**Request**
Find the lines holding the string "this" in the data, then copy all of them.

**Data for processing**
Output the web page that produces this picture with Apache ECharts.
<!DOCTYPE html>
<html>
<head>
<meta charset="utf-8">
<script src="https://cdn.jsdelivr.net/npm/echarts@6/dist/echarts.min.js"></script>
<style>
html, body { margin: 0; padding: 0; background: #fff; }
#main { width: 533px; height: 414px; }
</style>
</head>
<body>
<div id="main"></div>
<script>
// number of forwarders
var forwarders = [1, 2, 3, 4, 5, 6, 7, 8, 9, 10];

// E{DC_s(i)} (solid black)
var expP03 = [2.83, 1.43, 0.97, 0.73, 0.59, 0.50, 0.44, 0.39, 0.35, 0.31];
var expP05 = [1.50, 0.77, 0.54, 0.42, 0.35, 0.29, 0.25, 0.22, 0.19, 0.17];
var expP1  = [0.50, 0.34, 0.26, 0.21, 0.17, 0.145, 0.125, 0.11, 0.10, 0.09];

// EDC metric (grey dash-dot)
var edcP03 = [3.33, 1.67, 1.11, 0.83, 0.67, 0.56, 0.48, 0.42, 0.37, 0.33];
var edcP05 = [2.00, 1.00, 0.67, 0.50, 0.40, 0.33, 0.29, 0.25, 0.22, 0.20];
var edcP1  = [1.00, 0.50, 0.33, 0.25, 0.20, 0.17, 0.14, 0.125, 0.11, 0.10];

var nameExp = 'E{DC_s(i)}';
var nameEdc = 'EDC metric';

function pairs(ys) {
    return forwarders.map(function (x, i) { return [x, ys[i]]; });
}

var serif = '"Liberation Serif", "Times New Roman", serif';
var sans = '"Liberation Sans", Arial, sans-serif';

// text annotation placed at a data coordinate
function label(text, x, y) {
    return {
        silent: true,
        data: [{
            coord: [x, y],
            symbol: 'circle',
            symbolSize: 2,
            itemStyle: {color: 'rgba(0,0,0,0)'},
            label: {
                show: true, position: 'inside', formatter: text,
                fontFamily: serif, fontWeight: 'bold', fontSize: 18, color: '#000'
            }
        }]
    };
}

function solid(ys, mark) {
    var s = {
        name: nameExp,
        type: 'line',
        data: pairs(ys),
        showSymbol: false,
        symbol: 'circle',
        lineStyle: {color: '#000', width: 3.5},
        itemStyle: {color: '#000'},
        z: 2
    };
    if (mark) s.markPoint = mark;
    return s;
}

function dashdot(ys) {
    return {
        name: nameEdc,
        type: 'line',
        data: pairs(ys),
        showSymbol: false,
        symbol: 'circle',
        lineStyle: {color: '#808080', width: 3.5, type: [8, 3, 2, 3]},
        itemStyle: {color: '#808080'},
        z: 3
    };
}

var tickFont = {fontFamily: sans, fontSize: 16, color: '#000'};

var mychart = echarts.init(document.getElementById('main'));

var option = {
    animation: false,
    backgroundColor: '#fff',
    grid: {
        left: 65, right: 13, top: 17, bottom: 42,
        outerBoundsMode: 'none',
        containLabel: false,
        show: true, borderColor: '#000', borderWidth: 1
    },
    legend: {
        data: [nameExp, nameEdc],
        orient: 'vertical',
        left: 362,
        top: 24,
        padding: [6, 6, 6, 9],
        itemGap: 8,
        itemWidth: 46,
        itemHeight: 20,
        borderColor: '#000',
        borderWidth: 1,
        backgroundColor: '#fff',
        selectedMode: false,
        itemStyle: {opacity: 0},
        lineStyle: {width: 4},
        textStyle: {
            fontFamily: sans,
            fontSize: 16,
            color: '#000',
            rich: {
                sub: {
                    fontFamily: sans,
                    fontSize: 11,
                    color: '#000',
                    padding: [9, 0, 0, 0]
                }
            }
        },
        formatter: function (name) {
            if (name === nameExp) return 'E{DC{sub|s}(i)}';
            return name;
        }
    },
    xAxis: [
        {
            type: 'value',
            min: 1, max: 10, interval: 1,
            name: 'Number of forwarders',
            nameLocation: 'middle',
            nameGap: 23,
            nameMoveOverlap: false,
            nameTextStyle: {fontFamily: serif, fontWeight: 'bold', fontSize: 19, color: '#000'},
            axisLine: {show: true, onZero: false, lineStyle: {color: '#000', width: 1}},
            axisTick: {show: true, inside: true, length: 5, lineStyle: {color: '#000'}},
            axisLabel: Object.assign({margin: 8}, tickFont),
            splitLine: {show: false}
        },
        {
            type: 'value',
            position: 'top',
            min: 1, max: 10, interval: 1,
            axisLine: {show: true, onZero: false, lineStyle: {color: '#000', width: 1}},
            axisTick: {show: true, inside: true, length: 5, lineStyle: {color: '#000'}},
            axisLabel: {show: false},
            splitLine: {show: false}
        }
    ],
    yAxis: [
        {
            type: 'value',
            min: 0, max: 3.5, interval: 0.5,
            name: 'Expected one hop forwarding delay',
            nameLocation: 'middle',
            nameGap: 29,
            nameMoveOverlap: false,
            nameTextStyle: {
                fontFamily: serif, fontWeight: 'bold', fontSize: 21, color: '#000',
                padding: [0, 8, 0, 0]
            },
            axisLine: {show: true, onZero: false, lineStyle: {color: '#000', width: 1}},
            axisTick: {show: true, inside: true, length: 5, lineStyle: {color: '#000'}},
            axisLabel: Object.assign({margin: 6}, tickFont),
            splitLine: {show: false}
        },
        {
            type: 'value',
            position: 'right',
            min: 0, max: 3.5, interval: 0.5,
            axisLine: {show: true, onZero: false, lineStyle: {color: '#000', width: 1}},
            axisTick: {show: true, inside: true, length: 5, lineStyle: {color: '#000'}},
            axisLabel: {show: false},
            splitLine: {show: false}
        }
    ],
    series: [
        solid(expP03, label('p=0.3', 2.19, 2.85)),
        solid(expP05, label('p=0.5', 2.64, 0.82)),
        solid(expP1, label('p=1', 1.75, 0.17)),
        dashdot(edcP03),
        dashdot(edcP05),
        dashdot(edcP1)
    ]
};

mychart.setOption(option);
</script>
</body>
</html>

* * *

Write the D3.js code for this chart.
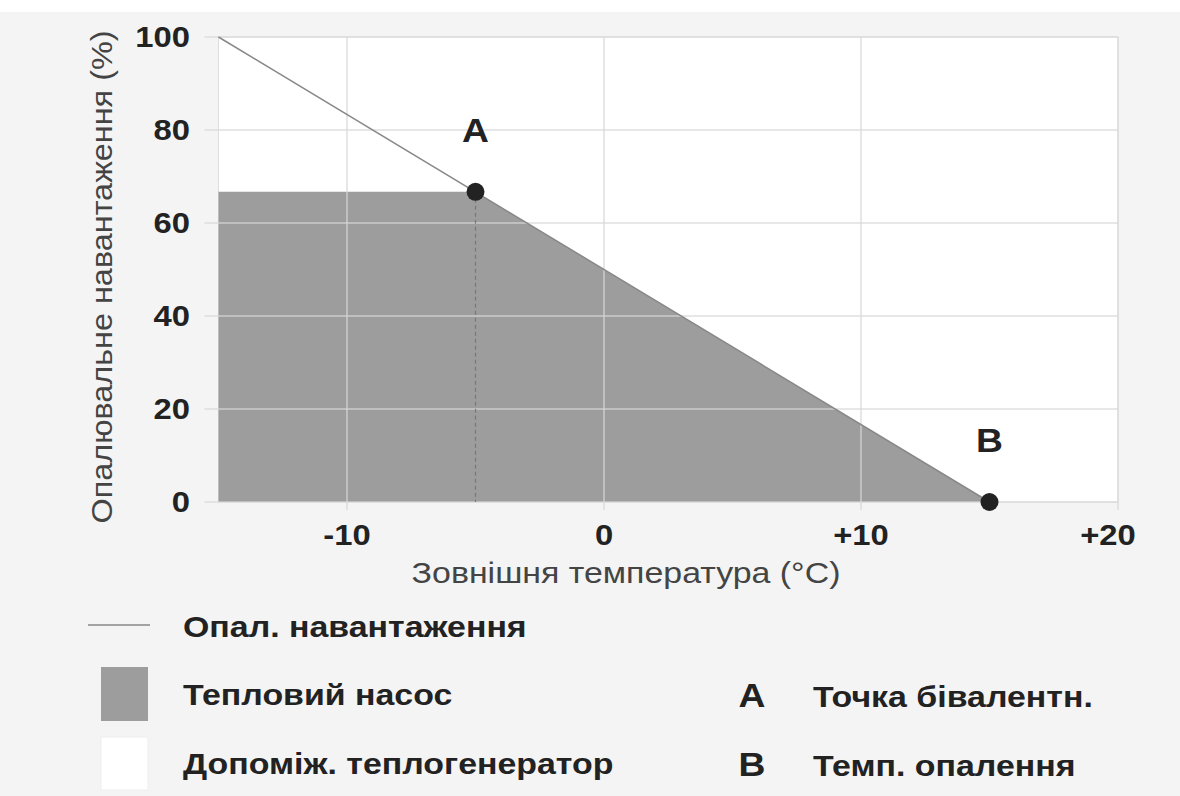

...

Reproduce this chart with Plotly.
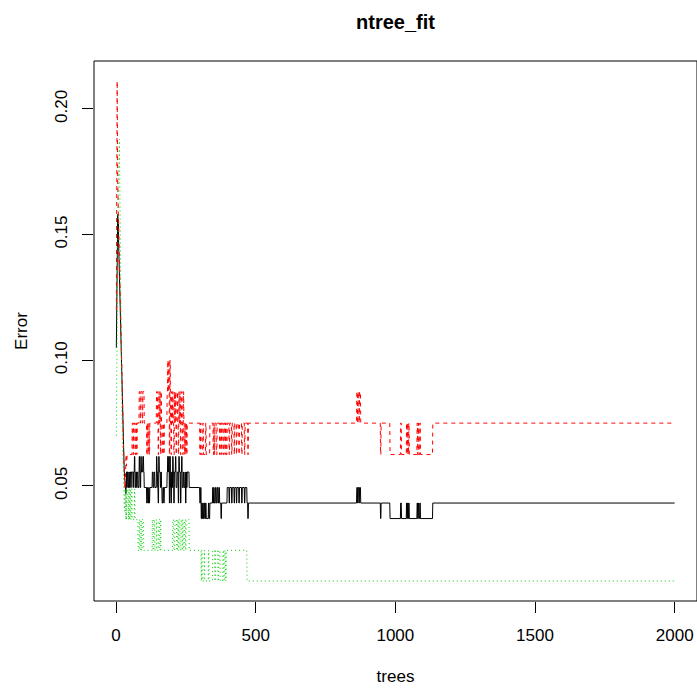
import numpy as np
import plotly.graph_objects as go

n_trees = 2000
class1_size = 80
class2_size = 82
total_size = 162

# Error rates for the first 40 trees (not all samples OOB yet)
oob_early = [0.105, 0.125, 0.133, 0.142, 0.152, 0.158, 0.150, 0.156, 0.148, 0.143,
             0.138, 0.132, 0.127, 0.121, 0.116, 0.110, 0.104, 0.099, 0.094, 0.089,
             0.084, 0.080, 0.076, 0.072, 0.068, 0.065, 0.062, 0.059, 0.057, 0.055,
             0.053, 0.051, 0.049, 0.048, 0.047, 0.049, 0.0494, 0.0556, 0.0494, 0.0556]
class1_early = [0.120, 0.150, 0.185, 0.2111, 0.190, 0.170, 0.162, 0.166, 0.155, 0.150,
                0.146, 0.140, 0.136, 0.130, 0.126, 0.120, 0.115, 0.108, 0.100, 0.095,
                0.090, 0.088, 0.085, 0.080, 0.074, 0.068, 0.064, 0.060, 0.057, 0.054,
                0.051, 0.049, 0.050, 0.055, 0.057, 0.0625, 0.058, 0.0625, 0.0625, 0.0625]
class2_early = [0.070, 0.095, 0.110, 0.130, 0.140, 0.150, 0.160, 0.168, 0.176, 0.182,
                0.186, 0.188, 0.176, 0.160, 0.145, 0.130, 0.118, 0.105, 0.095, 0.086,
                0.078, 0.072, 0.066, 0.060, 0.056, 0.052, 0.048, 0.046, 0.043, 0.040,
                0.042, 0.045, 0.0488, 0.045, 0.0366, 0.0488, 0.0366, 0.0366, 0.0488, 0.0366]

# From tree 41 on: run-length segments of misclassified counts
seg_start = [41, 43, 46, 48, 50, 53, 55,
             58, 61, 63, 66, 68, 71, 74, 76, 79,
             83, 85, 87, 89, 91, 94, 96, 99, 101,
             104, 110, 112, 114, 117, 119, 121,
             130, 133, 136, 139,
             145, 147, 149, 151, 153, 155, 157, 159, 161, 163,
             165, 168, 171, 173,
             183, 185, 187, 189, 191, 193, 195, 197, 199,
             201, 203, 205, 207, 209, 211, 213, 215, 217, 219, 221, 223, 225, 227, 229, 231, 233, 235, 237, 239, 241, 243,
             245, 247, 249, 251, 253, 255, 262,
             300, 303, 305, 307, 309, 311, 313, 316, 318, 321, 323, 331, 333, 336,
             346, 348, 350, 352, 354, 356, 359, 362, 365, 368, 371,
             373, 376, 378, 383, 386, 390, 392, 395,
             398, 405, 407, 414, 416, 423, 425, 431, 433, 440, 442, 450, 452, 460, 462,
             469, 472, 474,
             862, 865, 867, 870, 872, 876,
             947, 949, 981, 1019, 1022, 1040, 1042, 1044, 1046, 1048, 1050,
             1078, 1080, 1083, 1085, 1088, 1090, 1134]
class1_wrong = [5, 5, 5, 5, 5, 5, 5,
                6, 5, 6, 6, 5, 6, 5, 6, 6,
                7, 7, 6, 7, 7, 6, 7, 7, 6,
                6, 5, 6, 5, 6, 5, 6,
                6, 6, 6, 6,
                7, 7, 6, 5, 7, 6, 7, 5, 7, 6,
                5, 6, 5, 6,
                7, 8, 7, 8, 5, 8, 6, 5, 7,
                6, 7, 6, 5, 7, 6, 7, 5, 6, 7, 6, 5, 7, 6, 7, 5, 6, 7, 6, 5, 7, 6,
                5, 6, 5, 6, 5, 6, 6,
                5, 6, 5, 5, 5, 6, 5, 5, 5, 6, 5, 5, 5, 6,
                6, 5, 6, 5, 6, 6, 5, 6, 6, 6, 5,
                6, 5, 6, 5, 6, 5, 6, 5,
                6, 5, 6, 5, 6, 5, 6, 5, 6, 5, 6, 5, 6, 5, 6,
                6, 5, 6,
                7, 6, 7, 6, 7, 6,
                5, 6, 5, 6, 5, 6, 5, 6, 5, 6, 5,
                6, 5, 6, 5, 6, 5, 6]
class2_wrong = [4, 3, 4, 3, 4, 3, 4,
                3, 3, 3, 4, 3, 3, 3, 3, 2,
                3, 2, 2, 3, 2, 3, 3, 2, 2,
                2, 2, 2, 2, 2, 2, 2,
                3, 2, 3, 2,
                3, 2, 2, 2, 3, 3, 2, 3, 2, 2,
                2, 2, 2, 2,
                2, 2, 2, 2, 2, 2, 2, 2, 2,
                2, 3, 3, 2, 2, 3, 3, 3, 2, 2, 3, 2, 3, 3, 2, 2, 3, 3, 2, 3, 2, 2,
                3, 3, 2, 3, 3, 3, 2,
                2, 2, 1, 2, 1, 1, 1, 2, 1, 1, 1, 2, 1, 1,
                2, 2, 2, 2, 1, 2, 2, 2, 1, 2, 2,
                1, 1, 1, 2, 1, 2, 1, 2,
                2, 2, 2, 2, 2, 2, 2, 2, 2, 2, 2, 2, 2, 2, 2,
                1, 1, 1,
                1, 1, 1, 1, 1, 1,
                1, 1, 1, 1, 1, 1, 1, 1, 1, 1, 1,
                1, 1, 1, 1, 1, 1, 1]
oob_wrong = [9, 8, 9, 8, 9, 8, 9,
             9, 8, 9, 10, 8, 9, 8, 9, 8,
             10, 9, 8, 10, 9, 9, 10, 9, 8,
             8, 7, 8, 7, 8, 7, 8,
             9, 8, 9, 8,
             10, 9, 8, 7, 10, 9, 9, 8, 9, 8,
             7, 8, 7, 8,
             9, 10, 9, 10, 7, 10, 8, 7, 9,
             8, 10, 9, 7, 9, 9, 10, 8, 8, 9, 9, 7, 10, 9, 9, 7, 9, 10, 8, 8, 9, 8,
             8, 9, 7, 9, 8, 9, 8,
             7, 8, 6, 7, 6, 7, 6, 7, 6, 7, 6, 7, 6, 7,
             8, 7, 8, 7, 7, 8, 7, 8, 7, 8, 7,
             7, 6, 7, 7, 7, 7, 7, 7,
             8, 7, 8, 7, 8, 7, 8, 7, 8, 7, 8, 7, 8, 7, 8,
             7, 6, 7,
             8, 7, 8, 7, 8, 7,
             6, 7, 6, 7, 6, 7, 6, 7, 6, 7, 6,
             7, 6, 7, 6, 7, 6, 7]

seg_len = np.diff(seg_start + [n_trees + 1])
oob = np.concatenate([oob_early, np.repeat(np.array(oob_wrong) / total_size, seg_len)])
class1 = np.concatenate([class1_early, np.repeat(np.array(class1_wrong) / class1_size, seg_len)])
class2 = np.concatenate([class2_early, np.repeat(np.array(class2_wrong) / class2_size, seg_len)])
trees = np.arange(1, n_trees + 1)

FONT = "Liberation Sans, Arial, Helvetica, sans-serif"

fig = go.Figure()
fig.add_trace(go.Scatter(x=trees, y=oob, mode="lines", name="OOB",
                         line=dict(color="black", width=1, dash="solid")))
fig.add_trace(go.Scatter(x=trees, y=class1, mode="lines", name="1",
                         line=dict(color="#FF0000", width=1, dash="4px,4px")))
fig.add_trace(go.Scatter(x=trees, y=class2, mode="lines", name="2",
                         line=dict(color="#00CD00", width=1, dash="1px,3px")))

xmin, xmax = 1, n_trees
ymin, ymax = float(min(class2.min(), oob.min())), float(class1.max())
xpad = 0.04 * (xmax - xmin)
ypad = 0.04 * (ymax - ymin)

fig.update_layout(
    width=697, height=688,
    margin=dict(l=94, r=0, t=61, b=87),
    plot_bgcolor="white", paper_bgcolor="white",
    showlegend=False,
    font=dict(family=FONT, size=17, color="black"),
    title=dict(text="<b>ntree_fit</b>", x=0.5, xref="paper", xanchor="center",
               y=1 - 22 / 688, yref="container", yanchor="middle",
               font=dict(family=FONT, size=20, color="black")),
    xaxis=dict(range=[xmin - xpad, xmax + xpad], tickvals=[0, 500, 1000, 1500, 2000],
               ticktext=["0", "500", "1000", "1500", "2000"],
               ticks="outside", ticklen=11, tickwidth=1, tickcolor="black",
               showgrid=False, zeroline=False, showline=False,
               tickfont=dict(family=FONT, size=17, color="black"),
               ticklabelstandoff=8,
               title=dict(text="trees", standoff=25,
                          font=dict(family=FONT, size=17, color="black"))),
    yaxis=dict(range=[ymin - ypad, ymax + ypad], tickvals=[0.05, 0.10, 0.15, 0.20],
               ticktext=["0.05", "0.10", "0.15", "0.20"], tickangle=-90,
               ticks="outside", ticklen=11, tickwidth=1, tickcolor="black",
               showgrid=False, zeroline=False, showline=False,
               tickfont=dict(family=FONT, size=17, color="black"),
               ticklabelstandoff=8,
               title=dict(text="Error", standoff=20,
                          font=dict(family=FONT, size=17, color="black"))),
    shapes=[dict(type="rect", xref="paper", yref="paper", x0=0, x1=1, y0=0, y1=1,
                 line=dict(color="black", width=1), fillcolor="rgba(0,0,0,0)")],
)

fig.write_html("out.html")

**Correct response**
Output the web page that produces this picture with Apache ECharts.
Write the D3.js code for this chart.
Reproduce this chart with Plotly.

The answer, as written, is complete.